DATA EXCERPT
******
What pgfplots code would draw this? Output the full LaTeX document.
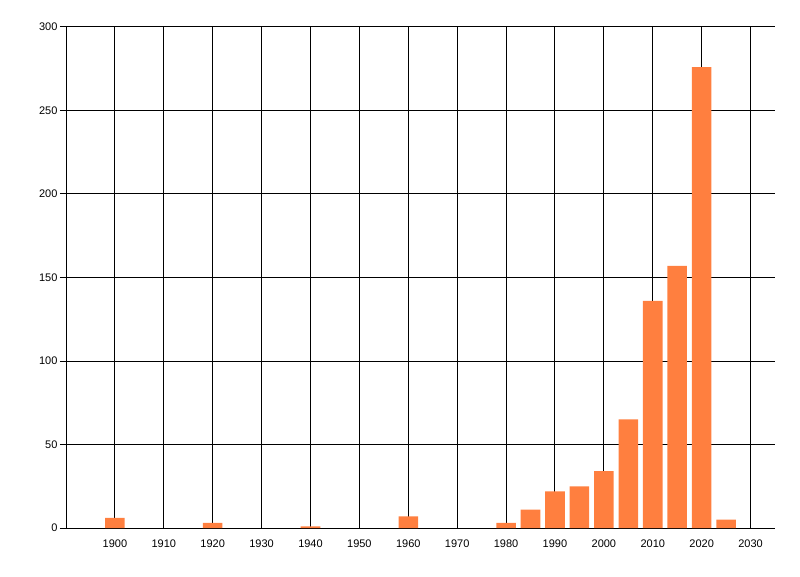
\documentclass[border=0pt]{standalone}
\usepackage{pgfplots}
\pgfplotsset{compat=1.18}
\usepackage{fontspec}
\setmainfont{Liberation Sans}
\definecolor{barorange}{RGB}{255,127,63}
\begin{document}
\begin{tikzpicture}[x=1pt,y=1pt]
\useasboundingbox (0,0) rectangle (800,576);
\begin{axis}[
  at={(66pt,48pt)}, anchor=south west,
  scale only axis,
  width=709pt, height=501pt,
  xmin=1890, xmax=2035,
  ymin=0, ymax=300,
  xtick={1900,1910,...,2030},
  ytick={0,50,...,300},
  axis x line*=bottom,
  axis y line*=left,
  axis line style={black, line width=1pt, -},
  grid=major,
  major grid style={black, line width=1pt},
  tick align=outside,
  major tick length=6pt,
  xtick style={draw=none},
  ytick style={black, line width=1pt},
  tick label style={font=\fontsize{11}{13}\selectfont},
  xticklabel style={yshift=-2pt},
  yticklabel style={xshift=1pt},
  /pgf/number format/assume math mode=true,
  /pgf/number format/1000 sep={},
  ybar, bar width=4, bar shift=0pt,
]
\addplot[fill=barorange, draw=none] coordinates {
  (1900,6) (1920,3) (1940,1) (1960,7) (1980,3) (1985,11)
  (1990,22) (1995,25) (2000,34) (2005,65) (2010,136)
  (2015,157) (2020,276) (2025,5)
};
\end{axis}
\end{tikzpicture}
\end{document}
******
SHORT PROBLEM
Print each line of the material above exactly, with the pictures removed from your copy.

COMPLETE RESPONSE
What pgfplots code would draw this? Output the full LaTeX document.
\documentclass[border=0pt]{standalone}
\usepackage{pgfplots}
\pgfplotsset{compat=1.18}
\usepackage{fontspec}
\setmainfont{Liberation Sans}
\definecolor{barorange}{RGB}{255,127,63}
\begin{document}
\begin{tikzpicture}[x=1pt,y=1pt]
\useasboundingbox (0,0) rectangle (800,576);
\begin{axis}[
  at={(66pt,48pt)}, anchor=south west,
  scale only axis,
  width=709pt, height=501pt,
  xmin=1890, xmax=2035,
  ymin=0, ymax=300,
  xtick={1900,1910,...,2030},
  ytick={0,50,...,300},
  axis x line*=bottom,
  axis y line*=left,
  axis line style={black, line width=1pt, -},
  grid=major,
  major grid style={black, line width=1pt},
  tick align=outside,
  major tick length=6pt,
  xtick style={draw=none},
  ytick style={black, line width=1pt},
  tick label style={font=\fontsize{11}{13}\selectfont},
  xticklabel style={yshift=-2pt},
  yticklabel style={xshift=1pt},
  /pgf/number format/assume math mode=true,
  /pgf/number format/1000 sep={},
  ybar, bar width=4, bar shift=0pt,
]
\addplot[fill=barorange, draw=none] coordinates {
  (1900,6) (1920,3) (1940,1) (1960,7) (1980,3) (1985,11)
  (1990,22) (1995,25) (2000,34) (2005,65) (2010,136)
  (2015,157) (2020,276) (2025,5)
};
\end{axis}
\end{tikzpicture}
\end{document}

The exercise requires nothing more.